## Begin Stored records

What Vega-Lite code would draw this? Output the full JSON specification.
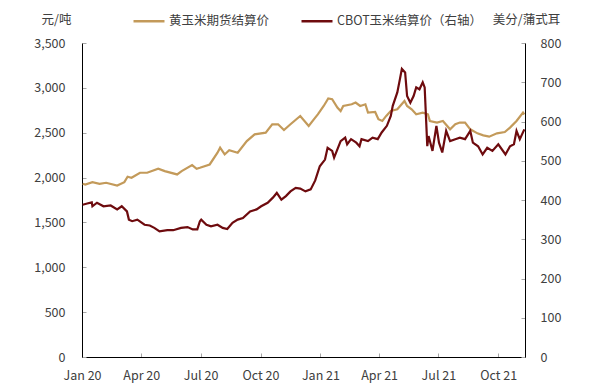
{
  "$schema": "https://vega.github.io/schema/vega-lite/v6.json",
  "width": 443,
  "height": 314,
  "autosize": {"type": "none"},
  "padding": {"left": 82, "top": 43, "right": 76, "bottom": 28},
  "background": "white",
  "config": {
    "font": "Noto Sans CJK SC",
    "view": {"stroke": null},
    "axis": {
      "grid": false,
      "domainColor": "#000000",
      "domainWidth": 1,
      "tickColor": "#A6A6A6",
      "tickSize": -4,
      "labelFontSize": 12.5,
      "labelColor": "#404040",
      "labelFont": "Noto Sans CJK SC",
      "titleFont": "Noto Sans CJK SC",
      "titleFontSize": 12.5,
      "titleFontWeight": "normal",
      "titleColor": "#404040",
      "labelOverlap": false
    }
  },
  "datasets": {
    "gold": [
      {"d": "2020-01-02", "v": 1931}, {"d": "2020-01-06", "v": 1923}, {"d": "2020-01-17", "v": 1949},
      {"d": "2020-01-28", "v": 1931}, {"d": "2020-02-07", "v": 1942}, {"d": "2020-02-24", "v": 1912},
      {"d": "2020-03-06", "v": 1949}, {"d": "2020-03-11", "v": 2009}, {"d": "2020-03-17", "v": 1998},
      {"d": "2020-03-30", "v": 2054}, {"d": "2020-04-10", "v": 2054}, {"d": "2020-04-27", "v": 2098},
      {"d": "2020-05-07", "v": 2072}, {"d": "2020-05-26", "v": 2035}, {"d": "2020-06-02", "v": 2072},
      {"d": "2020-06-18", "v": 2139}, {"d": "2020-06-25", "v": 2098}, {"d": "2020-06-30", "v": 2109},
      {"d": "2020-07-15", "v": 2146}, {"d": "2020-07-27", "v": 2277}, {"d": "2020-07-31", "v": 2333},
      {"d": "2020-08-07", "v": 2258}, {"d": "2020-08-14", "v": 2306}, {"d": "2020-08-27", "v": 2277},
      {"d": "2020-09-10", "v": 2407}, {"d": "2020-09-22", "v": 2482}, {"d": "2020-10-09", "v": 2501},
      {"d": "2020-10-19", "v": 2594}, {"d": "2020-10-28", "v": 2594}, {"d": "2020-11-06", "v": 2530},
      {"d": "2020-11-16", "v": 2594}, {"d": "2020-12-01", "v": 2687}, {"d": "2020-12-14", "v": 2575},
      {"d": "2020-12-24", "v": 2668}, {"d": "2020-12-28", "v": 2705}, {"d": "2021-01-06", "v": 2798},
      {"d": "2021-01-13", "v": 2881}, {"d": "2021-01-19", "v": 2873}, {"d": "2021-01-27", "v": 2780},
      {"d": "2021-02-01", "v": 2742}, {"d": "2021-02-05", "v": 2798}, {"d": "2021-02-18", "v": 2817},
      {"d": "2021-02-24", "v": 2836}, {"d": "2021-03-03", "v": 2798}, {"d": "2021-03-11", "v": 2817},
      {"d": "2021-03-15", "v": 2724}, {"d": "2021-03-26", "v": 2731}, {"d": "2021-03-31", "v": 2650},
      {"d": "2021-04-06", "v": 2631}, {"d": "2021-04-12", "v": 2687}, {"d": "2021-04-19", "v": 2742},
      {"d": "2021-04-29", "v": 2761}, {"d": "2021-05-10", "v": 2854}, {"d": "2021-05-14", "v": 2798},
      {"d": "2021-05-21", "v": 2761}, {"d": "2021-05-28", "v": 2705}, {"d": "2021-06-07", "v": 2724},
      {"d": "2021-06-15", "v": 2705}, {"d": "2021-06-18", "v": 2631}, {"d": "2021-06-29", "v": 2613},
      {"d": "2021-07-08", "v": 2631}, {"d": "2021-07-19", "v": 2538}, {"d": "2021-07-27", "v": 2594},
      {"d": "2021-08-03", "v": 2613}, {"d": "2021-08-11", "v": 2613}, {"d": "2021-08-19", "v": 2538},
      {"d": "2021-08-30", "v": 2493}, {"d": "2021-09-08", "v": 2471}, {"d": "2021-09-17", "v": 2456},
      {"d": "2021-09-29", "v": 2493}, {"d": "2021-10-11", "v": 2508}, {"d": "2021-10-19", "v": 2557},
      {"d": "2021-10-29", "v": 2631}, {"d": "2021-11-08", "v": 2724}, {"d": "2021-11-10", "v": 2705}
    ],
    "cbot": [
      {"d": "2020-01-02", "v": 388}, {"d": "2020-01-09", "v": 391}, {"d": "2020-01-16", "v": 394},
      {"d": "2020-01-17", "v": 384}, {"d": "2020-01-24", "v": 393}, {"d": "2020-02-03", "v": 384},
      {"d": "2020-02-14", "v": 386}, {"d": "2020-02-24", "v": 376}, {"d": "2020-03-02", "v": 384},
      {"d": "2020-03-10", "v": 371}, {"d": "2020-03-13", "v": 350}, {"d": "2020-03-18", "v": 346},
      {"d": "2020-03-26", "v": 350}, {"d": "2020-04-06", "v": 337}, {"d": "2020-04-14", "v": 335},
      {"d": "2020-04-21", "v": 329}, {"d": "2020-04-29", "v": 320}, {"d": "2020-05-11", "v": 323},
      {"d": "2020-05-20", "v": 323}, {"d": "2020-06-01", "v": 329}, {"d": "2020-06-11", "v": 331},
      {"d": "2020-06-19", "v": 325}, {"d": "2020-06-26", "v": 325}, {"d": "2020-06-30", "v": 346},
      {"d": "2020-07-02", "v": 350}, {"d": "2020-07-10", "v": 337}, {"d": "2020-07-17", "v": 333},
      {"d": "2020-07-27", "v": 337}, {"d": "2020-08-04", "v": 329}, {"d": "2020-08-11", "v": 326},
      {"d": "2020-08-19", "v": 342}, {"d": "2020-08-27", "v": 350}, {"d": "2020-09-04", "v": 354},
      {"d": "2020-09-15", "v": 371}, {"d": "2020-09-25", "v": 376}, {"d": "2020-10-02", "v": 384},
      {"d": "2020-10-12", "v": 393}, {"d": "2020-10-20", "v": 406}, {"d": "2020-10-26", "v": 418},
      {"d": "2020-11-02", "v": 401}, {"d": "2020-11-09", "v": 410}, {"d": "2020-11-16", "v": 422},
      {"d": "2020-11-24", "v": 431}, {"d": "2020-12-01", "v": 429}, {"d": "2020-12-09", "v": 422},
      {"d": "2020-12-17", "v": 427}, {"d": "2020-12-24", "v": 450}, {"d": "2020-12-31", "v": 486},
      {"d": "2021-01-08", "v": 503}, {"d": "2021-01-12", "v": 533}, {"d": "2021-01-19", "v": 525},
      {"d": "2021-01-22", "v": 508}, {"d": "2021-02-01", "v": 550}, {"d": "2021-02-08", "v": 559},
      {"d": "2021-02-11", "v": 542}, {"d": "2021-02-17", "v": 555}, {"d": "2021-02-25", "v": 546},
      {"d": "2021-03-02", "v": 537}, {"d": "2021-03-05", "v": 555}, {"d": "2021-03-15", "v": 550},
      {"d": "2021-03-22", "v": 559}, {"d": "2021-03-30", "v": 555}, {"d": "2021-04-05", "v": 572},
      {"d": "2021-04-13", "v": 589}, {"d": "2021-04-19", "v": 614}, {"d": "2021-04-22", "v": 640},
      {"d": "2021-04-29", "v": 674}, {"d": "2021-05-03", "v": 708}, {"d": "2021-05-06", "v": 734},
      {"d": "2021-05-11", "v": 725}, {"d": "2021-05-14", "v": 665}, {"d": "2021-05-19", "v": 648},
      {"d": "2021-05-24", "v": 665}, {"d": "2021-05-28", "v": 687}, {"d": "2021-06-02", "v": 682},
      {"d": "2021-06-07", "v": 700}, {"d": "2021-06-10", "v": 687}, {"d": "2021-06-14", "v": 537},
      {"d": "2021-06-16", "v": 563}, {"d": "2021-06-22", "v": 525}, {"d": "2021-06-28", "v": 589},
      {"d": "2021-07-02", "v": 546}, {"d": "2021-07-07", "v": 521}, {"d": "2021-07-13", "v": 576},
      {"d": "2021-07-19", "v": 550}, {"d": "2021-07-27", "v": 555}, {"d": "2021-08-03", "v": 559},
      {"d": "2021-08-11", "v": 555}, {"d": "2021-08-19", "v": 576}, {"d": "2021-08-23", "v": 546},
      {"d": "2021-08-31", "v": 537}, {"d": "2021-09-07", "v": 516}, {"d": "2021-09-14", "v": 533},
      {"d": "2021-09-22", "v": 525}, {"d": "2021-10-01", "v": 542}, {"d": "2021-10-12", "v": 516},
      {"d": "2021-10-19", "v": 537}, {"d": "2021-10-25", "v": 542}, {"d": "2021-10-29", "v": 576},
      {"d": "2021-11-03", "v": 555}, {"d": "2021-11-10", "v": 580}
    ]
  },
  "encoding": {
    "x": {
      "field": "d",
      "type": "temporal",
      "scale": {
        "type": "utc",
        "domain": [
          {"year": 2020, "month": 1, "date": 1, "utc": true},
          {"year": 2021, "month": 11, "date": 11, "utc": true}
        ]
      },
      "axis": {
        "title": null,
        "format": "%b %y",
        "labelFlush": false,
        "labelPadding": 16,
        "values": [
          {"year": 2020, "month": 1, "date": 1, "utc": true},
          {"year": 2020, "month": 4, "date": 1, "utc": true},
          {"year": 2020, "month": 7, "date": 1, "utc": true},
          {"year": 2020, "month": 10, "date": 1, "utc": true},
          {"year": 2021, "month": 1, "date": 1, "utc": true},
          {"year": 2021, "month": 4, "date": 1, "utc": true},
          {"year": 2021, "month": 7, "date": 1, "utc": true},
          {"year": 2021, "month": 10, "date": 1, "utc": true}
        ]
      }
    }
  },
  "layer": [
    {
      "data": {"name": "gold"},
      "mark": {"type": "line", "strokeWidth": 2.2},
      "encoding": {
        "y": {
          "field": "v",
          "type": "quantitative",
          "scale": {"domain": [0, 3500]},
          "axis": {
            "orient": "left",
            "title": "元/吨",
            "titleAngle": 0,
            "titleAlign": "center",
            "titleBaseline": "middle",
            "titleX": -26,
            "titleY": -24,
            "format": ",.0f",
            "labelPadding": 21,
            "values": [0, 500, 1000, 1500, 2000, 2500, 3000, 3500]
          }
        },
        "color": {
          "datum": "黄玉米期货结算价",
          "type": "nominal",
          "scale": {
            "domain": ["黄玉米期货结算价", "CBOT玉米结算价（右轴）"],
            "range": ["#C39A5A", "#6E0B0E"]
          },
          "legend": {
            "orient": "none",
            "legendX": 50,
            "legendY": -39,
            "direction": "horizontal",
            "title": null,
            "symbolType": "stroke",
            "symbolSize": 961,
            "symbolStrokeWidth": 2.5,
            "labelFontSize": 12.5,
            "labelColor": "#404040",
            "labelFont": "Noto Sans CJK SC",
            "labelOffset": 3,
            "columnPadding": 26
          }
        }
      }
    },
    {
      "data": {"name": "cbot"},
      "mark": {"type": "line", "strokeWidth": 2.2},
      "encoding": {
        "y": {
          "field": "v",
          "type": "quantitative",
          "scale": {"domain": [0, 800]},
          "axis": {
            "orient": "right",
            "title": "美分/蒲式耳",
            "titleAngle": 0,
            "titleAlign": "center",
            "titleBaseline": "middle",
            "titleX": 1,
            "titleY": -24,
            "labelPadding": 19,
            "values": [0, 100, 200, 300, 400, 500, 600, 700, 800]
          }
        },
        "color": {"datum": "CBOT玉米结算价（右轴）", "type": "nominal"}
      }
    }
  ],
  "resolve": {"scale": {"y": "independent"}}
}
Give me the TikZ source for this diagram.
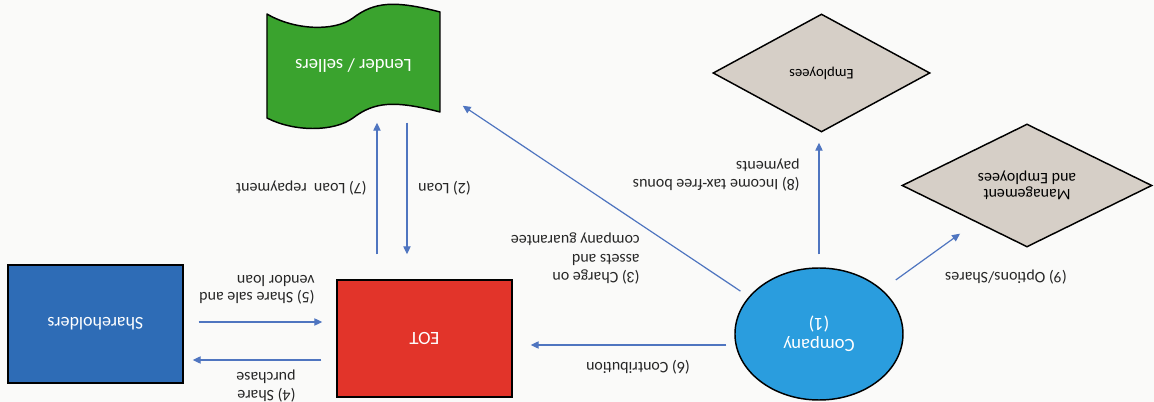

## End Stored records

- **What to do**:
Go through the listing above and locate each line that holds the word "this". Copy those lines.

- **Full solution**:
What Vega-Lite code would draw this? Output the full JSON specification.
Give me the TikZ source for this diagram.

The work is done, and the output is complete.